By Lindsay Smith/Real Estate Columnist
Over the past week I sold a townhome locally and felt it would be interesting to go through how the sale unfolded and share what a listing broker, at times, has to deal with to get a sold sign on a property.
The townhome was something called a “Parcel of Tied Land.” (POTL) This is a new classification in Durham Region that simply means a series of townhomes with an interior road leading to individual driveways. This road is private, and what happens legally is the developer creates a “condominium” that all owners share, in this case, the maintenance of the private road. So, it is kind of a freehold townhome and kind of a condo.
Have I lost you yet? This POTL thing is part of how the messy sale unfolded.
A few more details: there have been 16 units in this complex sell successfully in 2021. It is a perfect location for a first-time buyer, downsizer or an investor. A very saleable home in a great neighbourhood. Our winning bid was from a first time buyer couple.

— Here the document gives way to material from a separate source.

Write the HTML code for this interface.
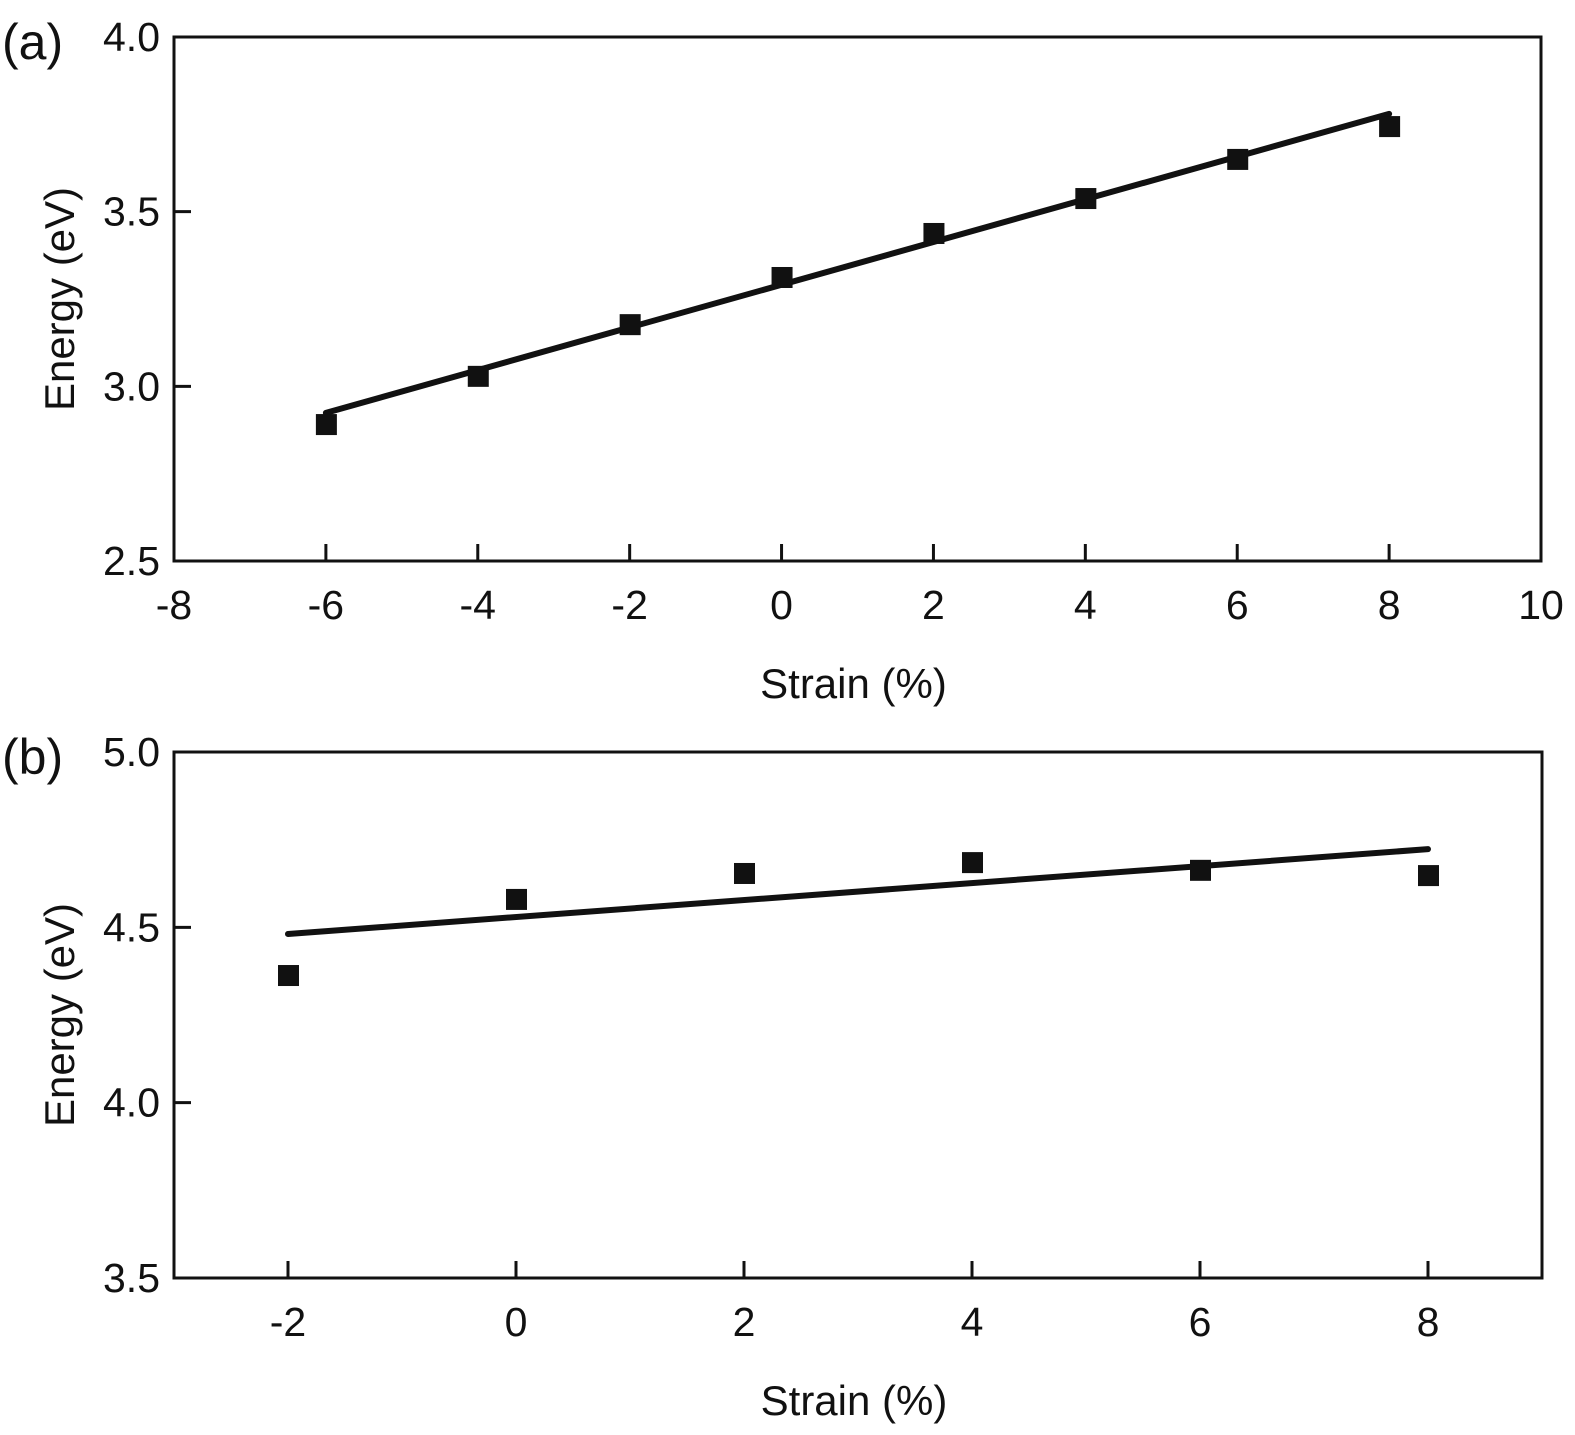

Here is what made the experience interesting, choppy, and, at one point, looking like it would not come together. The property hit the market and we were reviewing offers on Tuesday afternoon. There were two other units for sale in the complex – one was reviewing offers on Monday evening, and another hit the market and offers were being reviewed on Tuesday evening.
We had 27 showings over the weekend and ended up having two offers to choose from. One was a standout with a condition on a lawyer reviewing the condo documents. The buyer asked for a week for the lawyer to look over the documents, however, as I had them in my possession, I sent them to the buyers’ agent and shortened the condition date to Friday at 5 p.m. So far so good, we have a conditional offer accepted with a three-day condition. Things are looking up given that I have never had a deal fall out on a condo document review.
This is where it gets interesting. Friday morning, I reached out to the buyer agent and they said some issues came up with the documentation when the lawyer reviewed them. This was around noon on the last day of the conditional period. When we had an email forwarded to us by the lawyer, we noticed that the “lawyer” was indeed a lawyer, in the state of Ohio, and was a law student here in Ontario. The other item that was identified was the law office was an online based practice.
What we ended up doing was initiating discussions with the management company that prepared the documentation to identify that the items deemed missing were actually in the documents and that the law student must have been somewhat confused at what they were reading. What was creating confusion was that the law student would not discuss any of the issues with the buyer agent, due to perceived privacy concerns. A student was giving advice on a real estate transaction to a first-time buyer, who then passed the information on to their agent. The movie “Lost in Translation” keeps coming up in my mind. In the end, the buyers signed off allowing a sold sign to happen and our seller being thrilled that everything worked out for they and the buyers.
Here are some takeaways:
- When either buying or selling a home, use a trusted, full time, local, experienced agent.
- As a client moves through the process of buying or selling, make sure that the professionals you rely upon for advice are local to the area, understanding the nuances of local real estate and that they are experienced in the type of property you are interested in negotiating.
- Ensure all of the professionals you hire have the ability to work together as a team in order to best serve the needs of all parties involved. Open communication is critical.
- Make certain you understand what is being agreed to. Take note of the “time-sensitive” items and stay on top of them to move the process forward.
This sale is going ahead as planned, however, it would have been much smoother if the buyer used a local lawyer who understood what was needed to satisfy the condition and the time frame it needed to be dealt within. It is not unusual for a lawyer to call either of the agents working on a transaction if issues arise. This speeds the process up and with all of the parties working on the same goal, the chances of completion are much higher. Further, the buyer agent was not from the Durham area. The only reason I mention this point is that when I first heard there may be an issue with the condo documentation, I reached out to several local agents I know and trust, who had sold a unit in the complex recently. This information was immediately passed on to the seller, allowing them to feel comfortable with the knowledge that other townhomes sold with no issues raised by a lawyer.
Selling real estate over the past three decades, I have found that when a transaction falls apart, most times it is not the outcome that the buyer or seller really want. Many times, I have seen people get in the way of a property sale. Agents, lawyers, financial planners and insurance brokers at times create issues that lead to dreams falling apart when a buyer or a seller just wants to get moved in or moved on.
Real estate is a relationship-based business. Like all relationships, when you have open communication, engage professionals to help you navigate areas you need support in, and work in a goal-focused, ethical manner, most times, there are smiles and handshakes at the end of the process.